American Idiot
nytheatre.com review by Martin Denton
April 22, 2010
The work of Green Day, co-creators of the new Broadway musical American Idiot, is described this way in Wikipedia:
The majority of their song catalog is composed of overdriven guitar, fast, manic drums, and relatively high-treble bass. Most of their songs are fast-paced and under four minutes. [Billie Joe] Armstrong's lyrics commonly describe alienation, hysteria, girls, growing up, and the effects of doing drugs.
American Idiot is essentially 95 minutes of that: 28 Green Day songs, tied together with the meagerest of books (a couple of dozen lines of spoken text, almost all of it delivered by one character as narration to the audience), about adolescent rage, love, and inertia. It's a contemporary take on the rebel without a cause gambit (a cause—the alienation of a country under the Bush administration—is alluded to in the title song, which opens the show, but never returned to). I kept waiting for the redemptive finish that would explain why this long live music video is musical drama, but that never comes: this show is simply about what it is, a string of anthemic songs, alternately angry and sullen, spotlighting perceived powerlessness among youngsters who shouldn't need to feel that way.
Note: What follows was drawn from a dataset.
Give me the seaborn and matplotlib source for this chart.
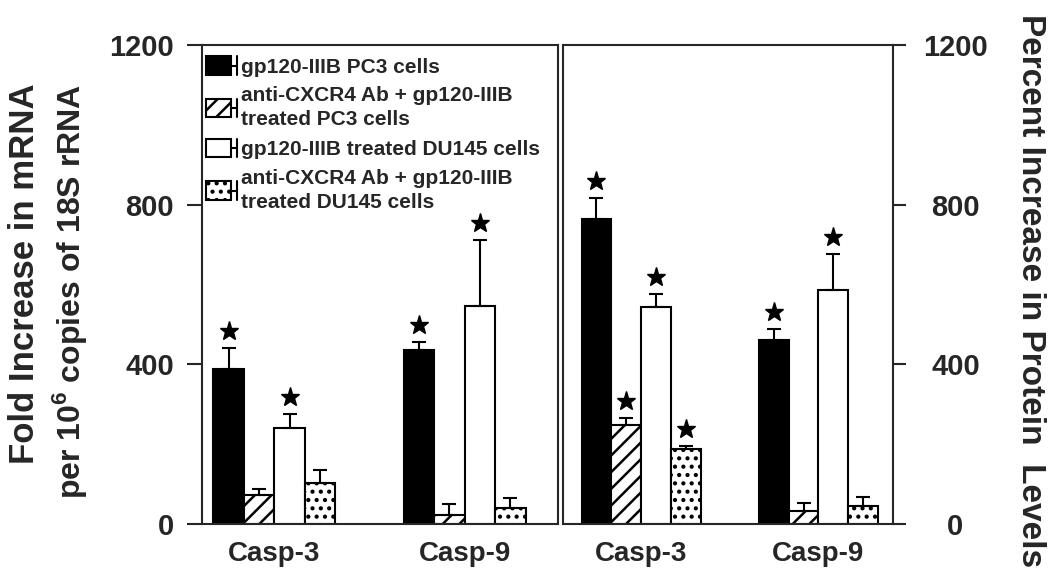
import matplotlib
matplotlib.use("Agg")
import matplotlib.pyplot as plt
from matplotlib.patches import Patch, Rectangle
from matplotlib.lines import Line2D
from matplotlib.legend_handler import HandlerBase
import pandas as pd
import seaborn as sns

genes = ["Casp-3", "Casp-9"]
groups = ["gp120-IIIB PC3 cells",
          "anti-CXCR4 Ab + gp120-IIIB\ntreated PC3 cells",
          "gp120-IIIB treated DU145 cells",
          "anti-CXCR4 Ab + gp120-IIIB\ntreated DU145 cells"]

# left panel: mRNA fold increase
mrna_casp3 = [388, 73, 240, 103]
mrna_casp9 = [436, 23, 546, 40]
mrna_err_casp3 = [53, 15, 36, 32]
mrna_err_casp9 = [20, 27, 165, 25]
mrna_star_casp3 = [1, 0, 1, 0]
mrna_star_casp9 = [1, 0, 1, 0]

# right panel: percent increase in protein
prot_casp3 = [764, 248, 544, 188]
prot_casp9 = [461, 33, 586, 45]
prot_err_casp3 = [53, 18, 32, 7]
prot_err_casp9 = [27, 19, 90, 22]
prot_star_casp3 = [1, 1, 1, 1]
prot_star_casp9 = [1, 0, 1, 0]

yticks = [0, 400, 800, 1200]

sns.set_style("ticks")
plt.rcParams["font.family"] = ["Liberation Sans", "DejaVu Sans"]
plt.rcParams["font.weight"] = "bold"
plt.rcParams["hatch.linewidth"] = 1.8
plt.rcParams["mathtext.fontset"] = "custom"
plt.rcParams["mathtext.rm"] = "Liberation Sans:bold"
plt.rcParams["mathtext.bf"] = "Liberation Sans:bold"


def make_df(v3, v9, e3, e9, s3, s9):
    rows = []
    for gene, vals, errs, stars in [("Casp-3", v3, e3, s3), ("Casp-9", v9, e9, s9)]:
        for g, v, e, s in zip(groups, vals, errs, stars):
            rows.append(dict(gene=gene, group=g, value=v, err=e, star=s))
    return pd.DataFrame(rows)


df_mrna = make_df(mrna_casp3, mrna_casp9, mrna_err_casp3, mrna_err_casp9,
                  mrna_star_casp3, mrna_star_casp9)
df_prot = make_df(prot_casp3, prot_casp9, prot_err_casp3, prot_err_casp9,
                  prot_star_casp3, prot_star_casp9)

colors = ["black", "white", "white", "white"]
hatches = [None, "//", None, ".."]

fig = plt.figure(figsize=(10.5, 5.83), dpi=100)
ax1 = fig.add_axes([202 / 1050, 59 / 583, 356 / 1050, 479 / 583])
ax2 = fig.add_axes([563 / 1050, 59 / 583, 330 / 1050, 479 / 583])


def draw(ax, df, width):
    sns.barplot(data=df, x="gene", y="value", hue="group", order=genes,
                hue_order=groups, width=width, errorbar=None, ax=ax,
                legend=False, saturation=1)
    conts = list(ax.containers)
    for i, cont in enumerate(conts):
        sub = df[df.group == groups[i]].set_index("gene").loc[genes]
        for bar, (_, r) in zip(cont.patches, sub.iterrows()):
            bar.set_facecolor(colors[i])
            bar.set_edgecolor("black")
            bar.set_linewidth(1.5)
            if hatches[i]:
                bar.set_hatch(hatches[i])
            xc = bar.get_x() + bar.get_width() / 2
            top = bar.get_height()
            ax.errorbar(xc, top, yerr=[[0], [r.err]], fmt="none", ecolor="black",
                        elinewidth=1.5, capsize=5, capthick=1.5, zorder=1)
            if r.star:
                ax.plot(xc, top + r.err + 42, marker="*", ms=14, color="black",
                        linestyle="none")
    ax.set_ylim(0, 1200)
    ax.set_yticks(yticks)
    ax.set_xlabel("")
    ax.set_ylabel("")
    for s in ax.spines.values():
        s.set_visible(True)
        s.set_linewidth(1.5)
    ax.tick_params(axis="x", length=0, labelsize=20, pad=12)
    ax.tick_params(axis="y", length=11, width=1.5, labelsize=21, pad=9)


draw(ax1, df_mrna, 0.64)
ax1.set_xlim(-0.38, 1.49)

draw(ax2, df_prot, 0.67)
ax2.set_xlim(-0.44, 1.42)
ax2.yaxis.tick_right()
ax2.tick_params(axis="y", length=9, pad=36)
for lab in ax2.get_yticklabels():
    lab.set_horizontalalignment("center")


class HandlerBarErr(HandlerBase):
    # bar swatch followed by a sideways error-bar glyph
    def create_artists(self, legend, orig_handle, xdescent, ydescent, width,
                       height, fontsize, trans):
        w = width * 0.78
        rect = Rectangle((-xdescent, -ydescent), w, height,
                         facecolor=orig_handle.get_facecolor(),
                         edgecolor="black", hatch=orig_handle.get_hatch(),
                         linewidth=1.5, transform=trans)
        mid = -ydescent + height / 2
        x1 = -xdescent + width
        l1 = Line2D([-xdescent + w, x1], [mid, mid], color="black", lw=1.5,
                    transform=trans)
        l2 = Line2D([x1, x1], [-ydescent, -ydescent + height], color="black",
                    lw=1.5, transform=trans)
        return [rect, l1, l2]


handles = [Patch(facecolor=colors[i], edgecolor="black", hatch=hatches[i])
           for i in range(4)]
leg = ax1.legend(handles, groups, loc="upper left", bbox_to_anchor=(0.0, 0.985),
                 frameon=False, prop={"weight": "bold", "size": 15}, handlelength=1.5,
                 handleheight=1.0, handletextpad=0.15, labelspacing=0.45,
                 borderaxespad=0.0, borderpad=0.2, handler_map={Patch: HandlerBarErr()})
for t in leg.get_texts():
    t.set_linespacing(1.35)

fig.text(25 / 1050, 1 - 274 / 583, "Fold Increase in mRNA",
         rotation=90, ha="center", va="center", fontsize=25)
fig.text(70 / 1050, 1 - 292 / 583, "per 10$^{6}$ copies of 18S rRNA",
         rotation=90, ha="center", va="center", fontsize=23)
fig.text(1030 / 1050, 1 - 291 / 583, "Percent Increase in Protein  Levels",
         rotation=270, ha="center", va="center", fontsize=24)

fig.savefig("out.png", dpi=100)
There's a story. Johnny, Will, and Tunny are three kids who spend their days watching TV, drinking beer, picking up girls, and griping. Each explores a different path out of the rut he's in: Johnny goes to the Big City and becomes a heroin addict, Tunny goes off to war and loses a leg, and Will, having knocked up his girlfriend Heather, becomes a reluctant father. Unsurprisingly, none of these destinies proves fulfilling, and at the end of the show the three boys are reunited, back home, and essentially back where they started. There's a message here, but it's a depressing one.
Director Michael Mayer has dressed the story and score up with a relentless staging that owes its inspiration to many sources, from the musicals Jesus Christ Superstar, Hair, and Rent to Twyla Tharp's Movin' Out and Des McAnuff's Tommy. Steven Hoggett's choreography feels mostly indebted to Michael Jackson music videos, as indeed does the entire short-attention-span ambience of the entire piece. I was hoping to experience something new in this new-generation rock opera, but American Idiot is instead a long string of cliches. There's diverting stuff to watch, and the music is almost always pretty good, but it's ultimately derivative, boring theatre.
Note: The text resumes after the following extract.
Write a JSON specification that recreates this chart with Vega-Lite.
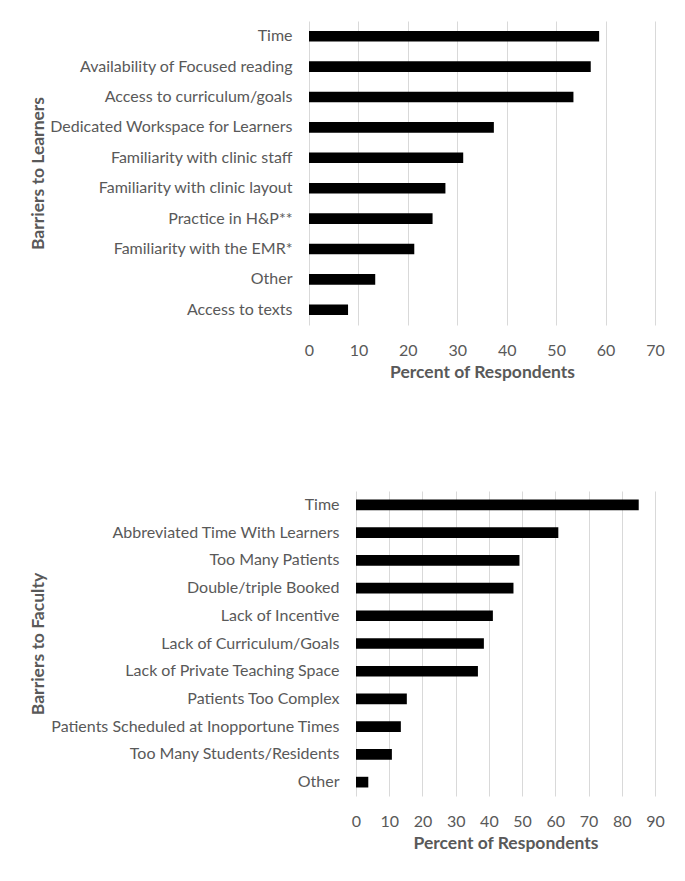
{
  "$schema": "https://vega.github.io/schema/vega-lite/v6.json",
  "padding": {"top": 21, "left": 29, "right": 0, "bottom": 0},
  "background": "white",
  "datasets": {
    "learners": [
      {"barrier": "Time", "pct": 58.7},
      {"barrier": "Availability of Focused reading", "pct": 57.0},
      {"barrier": "Access to curriculum/goals", "pct": 53.5},
      {"barrier": "Dedicated Workspace for Learners", "pct": 37.4},
      {"barrier": "Familiarity with clinic staff", "pct": 31.2},
      {"barrier": "Familiarity with clinic layout", "pct": 27.6},
      {"barrier": "Practice in H&P**", "pct": 25.0},
      {"barrier": "Familiarity with the EMR*", "pct": 21.3},
      {"barrier": "Other", "pct": 13.4},
      {"barrier": "Access to texts", "pct": 7.9}
    ],
    "faculty": [
      {"barrier": "Time", "pct": 85.1},
      {"barrier": "Abbreviated Time With Learners", "pct": 60.9},
      {"barrier": "Too Many Patients", "pct": 49.2},
      {"barrier": "Double/triple Booked", "pct": 47.4},
      {"barrier": "Lack of Incentive", "pct": 41.2},
      {"barrier": "Lack of Curriculum/Goals", "pct": 38.5},
      {"barrier": "Lack of Private Teaching Space", "pct": 36.7},
      {"barrier": "Patients Too Complex", "pct": 15.3},
      {"barrier": "Patients Scheduled at Inopportune Times", "pct": 13.5},
      {"barrier": "Too Many Students/Residents", "pct": 10.8},
      {"barrier": "Other", "pct": 3.7}
    ]
  },
  "spacing": 110,
  "vconcat": [
    {
      "width": 346,
      "height": 304,
      "data": {"name": "learners"},
      "mark": {"type": "bar", "color": "black"},
      "encoding": {
        "y": {
          "field": "barrier", "type": "nominal", "sort": "-x",
          "scale": {"paddingInner": 0.65, "paddingOuter": 0.325},
          "axis": {"title": "Barriers to Learners", "titleX": -266, "titleBaseline": "alphabetic"}
        },
        "x": {
          "field": "pct", "type": "quantitative",
          "scale": {"domain": [0, 70], "nice": false},
          "axis": {"title": "Percent of Respondents", "values": [0, 10, 20, 30, 40, 50, 60, 70], "titleY": 52, "titleBaseline": "alphabetic"}
        }
      }
    },
    {
      "width": 346,
      "height": 305,
      "data": {"name": "faculty"},
      "mark": {"type": "bar", "color": "black"},
      "encoding": {
        "y": {
          "field": "barrier", "type": "nominal", "sort": "-x",
          "scale": {"paddingInner": 0.614, "paddingOuter": 0.307},
          "axis": {"title": "Barriers to Faculty", "titleX": -313, "titleBaseline": "alphabetic", "offset": -47}
        },
        "x": {
          "field": "pct", "type": "quantitative",
          "scale": {"domain": [0, 90], "nice": false, "range": [47, 346]},
          "axis": {"title": "Percent of Respondents", "values": [0, 10, 20, 30, 40, 50, 60, 70, 80, 90], "titleY": 52, "titleBaseline": "alphabetic", "titleX": 196.5}
        }
      }
    }
  ],
  "config": {
    "font": "Lato",
    "view": {"stroke": null},
    "axis": {
      "labelFont": "Lato",
      "labelFontSize": 16,
      "labelColor": "#595959",
      "titleFont": "Lato",
      "titleFontSize": 17.5,
      "titleFontWeight": "bold",
      "titleColor": "#595959",
      "ticks": false,
      "tickSize": 0,
      "domain": false
    },
    "axisY": {"grid": false, "labelPadding": 17, "labelLimit": 400},
    "axisX": {"grid": true, "gridColor": "#d9d9d9", "gridWidth": 1, "labelPadding": 17, "labelBaseline": "top", "labelFlush": false}
  }
}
The onstage band (nine players on keyboard, accordion, guitar, bass, violin, viola, cello, and percussion, with music direction by Carmel Dean) is the most valuable contributor to the proceedings. The sound by Brian Ronan is not as loud as you'd expect for punk rock, although the lyrics are unintelligible about half the time (not sure if that's Ronan's department or the individual singers'). The songs I enjoyed the most include the energetic opening "American Idiot," "Boulevard of Broken Dreams," and "Wake Me Up When September Ends."
John Gallagher, Jr., Michael Esper, and Stark Sands play our heroes Johnny, Will, and Tunny, respectively. Gallagher is his usual effusive, lovable self. Esper's prodigious talents as musician and dancer are hardly used at all. Others in the 19-member ensemble who make strong impressions are Tony Vincent as St. Jimmy, the guy who gets Johnny hooked on drugs, and Leslie McDonel, the brassiest of the company's ill-used women.
Recognizing that Green Day's target demographic appears to be teenage boys, I was still bothered by the fact that American Idiot treats its women (who are vastly outnumbered by men in the cast) simply as so much window dressing: they're either the nagging girlfriend or the objectified sex partner. Particularly troubling is Tunny's dream in military hospital, in which a woman in a burkha descends from the sky like an angel and then removes her outer garment to reveal a hot pink harem costume underneath.
Fans of Green Day may well enjoy hearing familiar music from the stage of a Broadway theatre. Fans of musicals who don't intersect with that first group seem to me less likely to embrace American Idiot; its lack of well-formed characters, textured storyline and themes, and anything remotely innovative in the design and staging departments would seem to work against it becoming the next Rent or Spring Awakening.